E também foi para se não “desarmar a Administração Pública” (Costa Andrade) que o crime de desobediência se alargou aos casos em que a prática do crime não resultava de uma cominação prevista na lei, como se prevê na al. a) do n.º 1 do artigo[14].

Este um contributo referente ao elemento histórico de interpretação do preceito.

Três notas se adiantarão a seguir.

O conceito de Administração Pública utilizado pelo legislador penal é mais amplo que o conceito elaborado pelo direito administrativo.

Já se tem afirmado que “Costuma excecionar-se pelas suas características próprias, a função da administração da justiça, autonomizando-se as condutas que obstaculizam o correto desenrolar dos atos processuais”[15]. Acontece, no entanto, que os termos em que a al. b) do n.º 1 do art. 348.º do CP está redigido, não permitem excluir a possibilidade de ser uma autoridade judiciária o autor da ordem. A lei fala em “autoridade”, como tal se devendo entender todo o detentor de um poder público autónomo de ordenar e decidir, como é apanágio dos magistrados, dentro das competências que lhes são próprias.

Acresce que o conceito de “funcionário” que nos é fornecido pelo art. 386.º, n.º 1, al. c), do CP abrange, entre o mais, o “desempenho de uma atividade compreendida na função pública administrativa ou jurisdicional”.

Em segundo lugar, não passará despercebido que, ao nível do direito comparado, se nota bastante relutância em consagrar o crime de “desobediência pura” na legislação penal [16], entendendo-se o crime de “desobediência pura” como aquele em que o bem jurídico protegido é apenas a “autonomia funcional do Estado”, ou, como propõe P. P. de Albuquerque, a “autonomia intencional do funcionário” [17].

São vários os sistemas penais que nos são próximos a entenderem, que a criminalização da conduta deve integrar algo mais, para além do simples desrespeito de uma ordem, designadamente uma componente de violência ou de resistência contra funcionário, que perturbe ou inviabilize o normal exercício dos poderes de autoridade.

Assim a legislação francesa, belga, alemã, austríaca ou italiana [18]

Por último, o crime de desobediência tem sido encarado tradicionalmente com uma nota de subsidiariedade, a qual aflorava explicitamente no art. 188.º do CP de 1886, mas acabou por se suprimir da previsão legal, na medida em que a suficiência dos mecanismos próprios do concurso aparente de crimes a revelou inútil.

Esta nota de subsidiariedade justificar-se-á num outro sentido completamente diferente, atinente ao caráter de “ultima ratio” da intervenção penal, o que coloca a questão da compatibilização, especialmente da al. b) do nº 1 do art. 348.º, com o princípio da legalidade penal [19].

4.1.1. Como nos diz Sousa e Brito, “O princípio da legalidade em matéria penal não nasce com o direito penal mas com o constitucionalismo.
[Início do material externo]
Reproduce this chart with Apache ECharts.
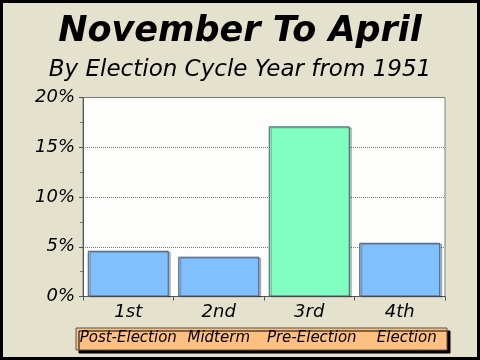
<!DOCTYPE html>
<html><head><meta charset="utf-8">
<script src="https://cdn.jsdelivr.net/npm/echarts@6/dist/echarts.min.js"></script>
<style>
html,body{margin:0;padding:0;background:#fff;}
#wrap{position:relative;width:480px;height:360px;}
#chart{position:absolute;left:0;top:0;width:480px;height:360px;}
#frame{position:absolute;left:0;top:0;width:480px;height:360px;box-sizing:border-box;border:3px solid #000;pointer-events:none;}
</style></head>
<body>
<div id="wrap"><div id="chart"></div><div id="frame"></div></div>
<script>
const categories = ['1st', '2nd', '3rd', '4th'];
const phaseLabels = ['Post-Election', 'Midterm', 'Pre-Election', 'Election'];
const values = [4.6, 4.0, 17.1, 5.4];
const barColors = ['#80C0FF', '#80C0FF', '#80FFC0', '#80C0FF'];
const titleText = 'November To April';
const subtitleText = 'By Election Cycle Year from 1951';

const font = 'DejaVu Sans, Verdana, sans-serif';
const chart = echarts.init(document.getElementById('chart'));
chart.setOption({
  backgroundColor: '#E4E2CC',
  animation: false,
  title: {
    text: titleText,
    subtext: subtitleText,
    left: 'center',
    top: 9,
    itemGap: 10,
    textStyle: {fontFamily: font, fontSize: 35, fontWeight: 'bold', fontStyle: 'italic', color: '#000'},
    subtextStyle: {fontFamily: font, fontSize: 23, fontStyle: 'italic', color: '#000'}
  },
  grid: {
    left: 83, right: 35, top: 97.5, bottom: 63.5,
    show: true, backgroundColor: '#FDFEFB', borderColor: '#808080', borderWidth: 1
  },
  graphic: [{
    type: 'rect', z: -1,
    shape: {x: 76, y: 328, width: 371, height: 22},
    style: {fill: '#FFC080', stroke: '#555', lineWidth: 1, shadowColor: '#000', shadowOffsetX: 3, shadowOffsetY: 3, shadowBlur: 0}
  }],
  xAxis: [{
    type: 'category', data: categories,
    axisLine: {lineStyle: {color: '#555'}},
    axisTick: {show: true, length: 4, lineStyle: {color: '#555'}},
    axisLabel: {fontFamily: font, fontSize: 18, fontStyle: 'italic', color: '#000', margin: 7}
  }, {
    type: 'category', data: phaseLabels, position: 'bottom', offset: 30, z: 10,
    axisLine: {show: false}, axisTick: {show: false},
    axisLabel: {
      interval: 0, hideOverlap: false,
      fontFamily: font, fontSize: 15, fontStyle: 'italic', color: '#000', margin: 4,
      formatter: (v, i) => i === 3 ? '{e|' + v + '}' : (i === 2 ? '{p|' + v + '}' : v),
      rich: {
        e: {fontFamily: font, fontSize: 15, fontStyle: 'italic', color: '#000', padding: [0, 0, 0, 14]},
        p: {fontFamily: font, fontSize: 15, fontStyle: 'italic', color: '#000', padding: [0, 0, 0, 5]}
      }
    }
  }],
  yAxis: {
    type: 'value', min: 0, max: 20, interval: 5,
    axisLine: {show: true, lineStyle: {color: '#555'}},
    axisTick: {show: true, length: 4, lineStyle: {color: '#555'}},
    minorTick: {show: true, splitNumber: 2, length: 3, lineStyle: {color: '#777'}},
    axisLabel: {fontFamily: font, fontSize: 18, fontStyle: 'italic', color: '#000', margin: 8, formatter: '{value}%'},
    splitLine: {show: true, lineStyle: {type: 'dotted', color: '#777'}}
  },
  series: [{
    type: 'bar',
    data: values.map((v, i) => ({value: v, itemStyle: {color: barColors[i]}})),
    barCategoryGap: '10.5%',
    itemStyle: {borderColor: '#4a5a70', borderWidth: 1, shadowColor: 'rgba(0,0,0,0.25)', shadowOffsetX: 2, shadowOffsetY: 1}
  }]
});
</script>
</body></html>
A sua história acompanha a par e passo a do principio da rule of law no mundo jurídico anglo-americano e a do princípio da constitucionalidade do Estado no continente europeu (…) A fórmula fundamental, que influenciou toda a evolução posterior é aqui a do artigo 8.º da Declaração Francesa dos Direitos do Homem e do Cidadão de 1789: “La loi ne doit établir que des peines strictement et évidemment nécessaires, et nul ne peut être puni qu’en vertu d’une loi établie et promulguée antérieurement au délit et légalement appliquée.” [20] O princípio seria consagrado no art. 11.º n.º 2 da Declaração Universal dos Direitos do Homem de 1948, no art. 7.º n.º 1 da Convenção Europeia dos Direitos do Homem de 1950, no art. 15.º do Pacto Internacional dos Direitos Civis e Políticos da ONU de 1966, para só nos referirmos aos instrumentos internacionais mais relevantes para nós.

Feuerbach viria a concentrar a ideia de legalidade penal na fórmula latina nulla poena sine lege que se manteria sob a expressão mais completa nullum crimen nulla poena sine lege, scripta, praevia, stricta, et certa. 

Quanto aos fundamentos do princípio, apontam-se os de índole política, ou externos, e os de caráter dogmático-jurídico, ou internos[21].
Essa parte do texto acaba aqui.